» Source material:
******

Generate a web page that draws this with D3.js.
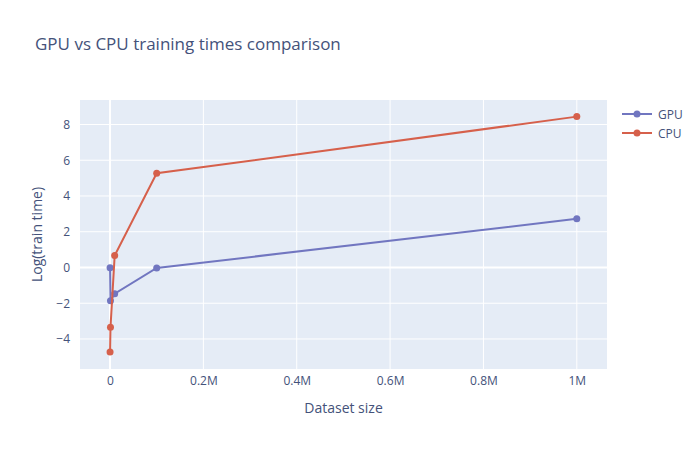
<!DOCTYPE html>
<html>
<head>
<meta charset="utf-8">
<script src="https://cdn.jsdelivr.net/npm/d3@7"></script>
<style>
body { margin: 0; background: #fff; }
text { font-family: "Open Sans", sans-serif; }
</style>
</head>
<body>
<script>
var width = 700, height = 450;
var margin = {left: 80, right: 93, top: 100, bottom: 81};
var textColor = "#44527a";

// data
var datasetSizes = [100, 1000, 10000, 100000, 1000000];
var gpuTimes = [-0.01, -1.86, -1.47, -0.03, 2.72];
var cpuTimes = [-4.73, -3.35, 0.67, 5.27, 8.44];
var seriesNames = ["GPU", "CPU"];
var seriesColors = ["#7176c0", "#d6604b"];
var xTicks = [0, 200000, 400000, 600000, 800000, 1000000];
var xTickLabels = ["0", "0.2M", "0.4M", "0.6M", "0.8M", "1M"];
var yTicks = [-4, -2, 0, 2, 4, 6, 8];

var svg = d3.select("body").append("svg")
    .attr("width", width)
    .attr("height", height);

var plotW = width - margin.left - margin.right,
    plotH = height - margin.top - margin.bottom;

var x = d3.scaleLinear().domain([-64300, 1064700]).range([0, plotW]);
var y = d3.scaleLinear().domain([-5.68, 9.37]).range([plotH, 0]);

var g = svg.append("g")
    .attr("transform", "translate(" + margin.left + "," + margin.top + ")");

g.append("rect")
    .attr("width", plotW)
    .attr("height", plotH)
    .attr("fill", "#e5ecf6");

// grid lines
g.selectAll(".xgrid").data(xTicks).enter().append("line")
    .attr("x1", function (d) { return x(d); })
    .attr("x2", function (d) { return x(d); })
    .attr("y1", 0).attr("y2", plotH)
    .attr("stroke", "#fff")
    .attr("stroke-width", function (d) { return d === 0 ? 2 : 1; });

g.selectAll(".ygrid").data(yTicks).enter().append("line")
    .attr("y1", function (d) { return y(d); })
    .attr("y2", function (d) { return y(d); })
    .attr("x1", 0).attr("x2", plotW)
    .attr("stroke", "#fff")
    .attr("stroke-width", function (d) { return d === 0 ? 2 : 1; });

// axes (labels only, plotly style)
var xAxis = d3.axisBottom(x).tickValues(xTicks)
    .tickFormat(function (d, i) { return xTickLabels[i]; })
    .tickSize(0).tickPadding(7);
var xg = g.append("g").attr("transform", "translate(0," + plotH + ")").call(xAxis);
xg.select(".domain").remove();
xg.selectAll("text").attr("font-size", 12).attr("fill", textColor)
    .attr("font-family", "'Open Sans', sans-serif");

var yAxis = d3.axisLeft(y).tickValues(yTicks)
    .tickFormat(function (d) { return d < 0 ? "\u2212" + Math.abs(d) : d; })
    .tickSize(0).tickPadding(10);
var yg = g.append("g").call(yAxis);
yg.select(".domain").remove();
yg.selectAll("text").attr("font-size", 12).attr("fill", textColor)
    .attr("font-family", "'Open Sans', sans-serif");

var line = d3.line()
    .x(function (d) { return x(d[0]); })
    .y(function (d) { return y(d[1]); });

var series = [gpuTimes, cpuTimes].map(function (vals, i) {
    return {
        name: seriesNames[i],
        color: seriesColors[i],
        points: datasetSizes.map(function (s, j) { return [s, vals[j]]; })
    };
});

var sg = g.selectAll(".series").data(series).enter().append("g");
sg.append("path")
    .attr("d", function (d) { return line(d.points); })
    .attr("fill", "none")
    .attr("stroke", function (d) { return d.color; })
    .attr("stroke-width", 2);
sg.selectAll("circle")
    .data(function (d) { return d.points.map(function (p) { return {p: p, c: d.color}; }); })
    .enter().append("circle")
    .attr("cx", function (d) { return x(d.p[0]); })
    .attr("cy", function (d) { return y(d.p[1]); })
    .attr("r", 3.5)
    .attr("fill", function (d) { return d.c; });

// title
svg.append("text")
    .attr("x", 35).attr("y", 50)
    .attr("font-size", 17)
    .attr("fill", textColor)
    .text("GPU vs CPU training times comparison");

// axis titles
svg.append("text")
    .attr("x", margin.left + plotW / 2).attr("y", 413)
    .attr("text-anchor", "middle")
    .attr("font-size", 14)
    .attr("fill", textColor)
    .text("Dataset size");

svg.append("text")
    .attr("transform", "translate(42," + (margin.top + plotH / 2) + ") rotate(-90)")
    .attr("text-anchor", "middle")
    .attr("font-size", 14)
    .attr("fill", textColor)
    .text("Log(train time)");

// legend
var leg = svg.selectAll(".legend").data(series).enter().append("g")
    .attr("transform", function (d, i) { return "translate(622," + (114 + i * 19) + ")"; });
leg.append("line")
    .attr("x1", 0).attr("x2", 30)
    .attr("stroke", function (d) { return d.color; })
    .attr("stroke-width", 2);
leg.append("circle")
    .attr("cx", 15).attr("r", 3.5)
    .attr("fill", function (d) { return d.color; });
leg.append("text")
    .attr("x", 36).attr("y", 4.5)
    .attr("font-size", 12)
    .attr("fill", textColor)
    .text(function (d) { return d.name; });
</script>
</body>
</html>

******

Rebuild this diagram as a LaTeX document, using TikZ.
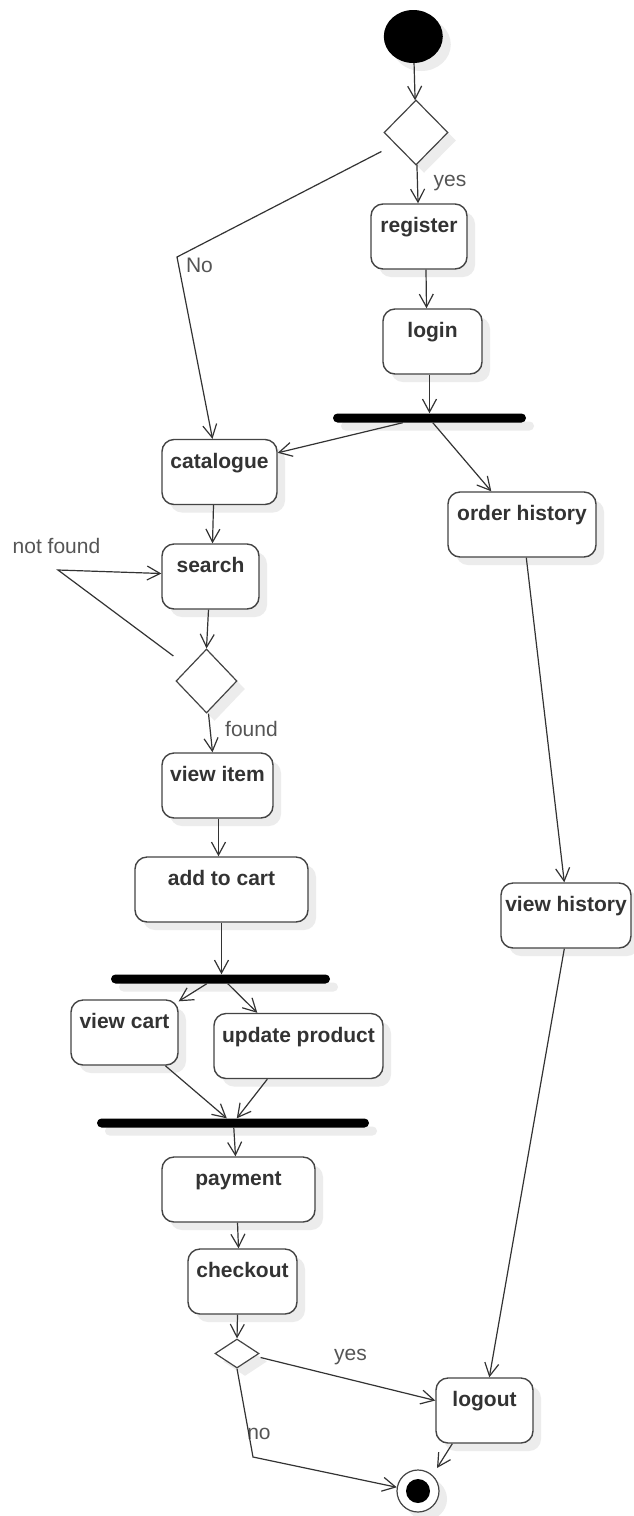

******

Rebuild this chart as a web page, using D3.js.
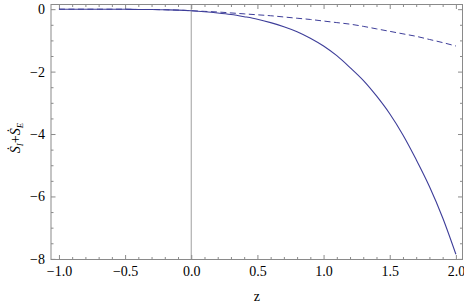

******

» Set exercise: Repeat exactly the part that opens with the line containing "Generate a web" and closes with the line containing "plotH = height". Include both end lines, and drop the pictures.

» Written answer:
Generate a web page that draws this with D3.js.
<!DOCTYPE html>
<html>
<head>
<meta charset="utf-8">
<script src="https://cdn.jsdelivr.net/npm/d3@7"></script>
<style>
body { margin: 0; background: #fff; }
text { font-family: "Open Sans", sans-serif; }
</style>
</head>
<body>
<script>
var width = 700, height = 450;
var margin = {left: 80, right: 93, top: 100, bottom: 81};
var textColor = "#44527a";

// data
var datasetSizes = [100, 1000, 10000, 100000, 1000000];
var gpuTimes = [-0.01, -1.86, -1.47, -0.03, 2.72];
var cpuTimes = [-4.73, -3.35, 0.67, 5.27, 8.44];
var seriesNames = ["GPU", "CPU"];
var seriesColors = ["#7176c0", "#d6604b"];
var xTicks = [0, 200000, 400000, 600000, 800000, 1000000];
var xTickLabels = ["0", "0.2M", "0.4M", "0.6M", "0.8M", "1M"];
var yTicks = [-4, -2, 0, 2, 4, 6, 8];

var svg = d3.select("body").append("svg")
    .attr("width", width)
    .attr("height", height);

var plotW = width - margin.left - margin.right,
    plotH = height - margin.top - margin.bottom;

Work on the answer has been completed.